Sylvia Plimack Mangold

Alexander and Bonin
47 Walker Street
April 29, 2017–June 24, 2017

Sylvia Plimack Mangold, Summer Maple 2013, 2013, oil on linen, 60 x 45".

In a kind of durational performance, Sylvia Plimack Mangold has painted the trees surrounding her home in Washingtonville, New York, for the past thirty years. Her painting routine, like tree growth, is seasonal. In winter, she paints from inside her studio; otherwise, she paints outdoors. Not merely relying on shadow and sunlight, Mangold creates depth and volume through variations in leaf color and multiple vanishing points.
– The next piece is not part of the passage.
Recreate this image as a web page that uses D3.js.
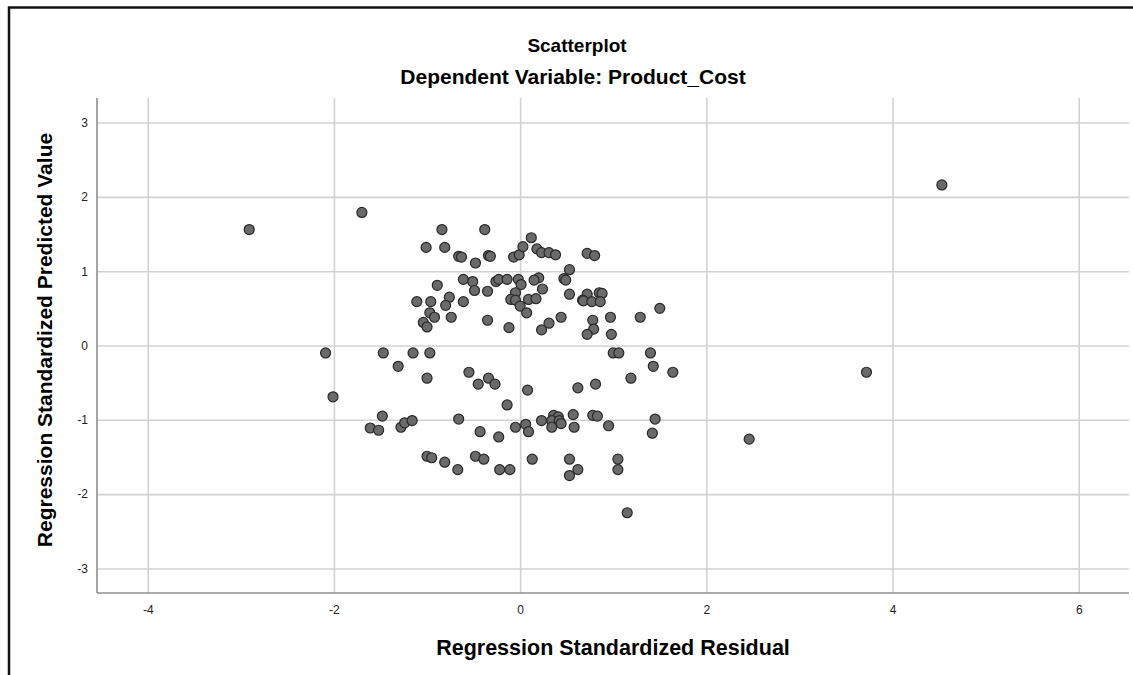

The artist enters her paintings, she declares, as if she were a “flying creature,” perhaps a hummingbird or a gnat. Early in her career, Plimack Mangold painted deadpan trompe l’oeil of her wooden floor. While Mangold’s tree and floor paintings share a material interest, they’re also both studies in spatial anatomy. Here, The Winter Maple Tree, 2016, feels like a composite, made from a row of trees stealthily lined up behind it. In The Pin Oak 4/13, 2013, a watercolor, fluffy leaves (think of Helen Frankenthaler’s gauzy, watery blots) drift into a soft, flat sky (not too unlike the atmospheric gradients rendered by Jules Olitski). Mangold’s treatment of genre is also subtly cheeky. While Conceptual artists subjugated form to content Mangold playfully but rigorously back-pedaled to recognizable, Romantic-era subject matter. Declining to make work that hews to manufactured and biannually shifting theoretical categories, Mangold’s subject, she writes, is “painting with nature as my source and focus. . . . This experience of being in one place, studying the same forms over and over sounds repetitious, but, in fact, it feels expansive.”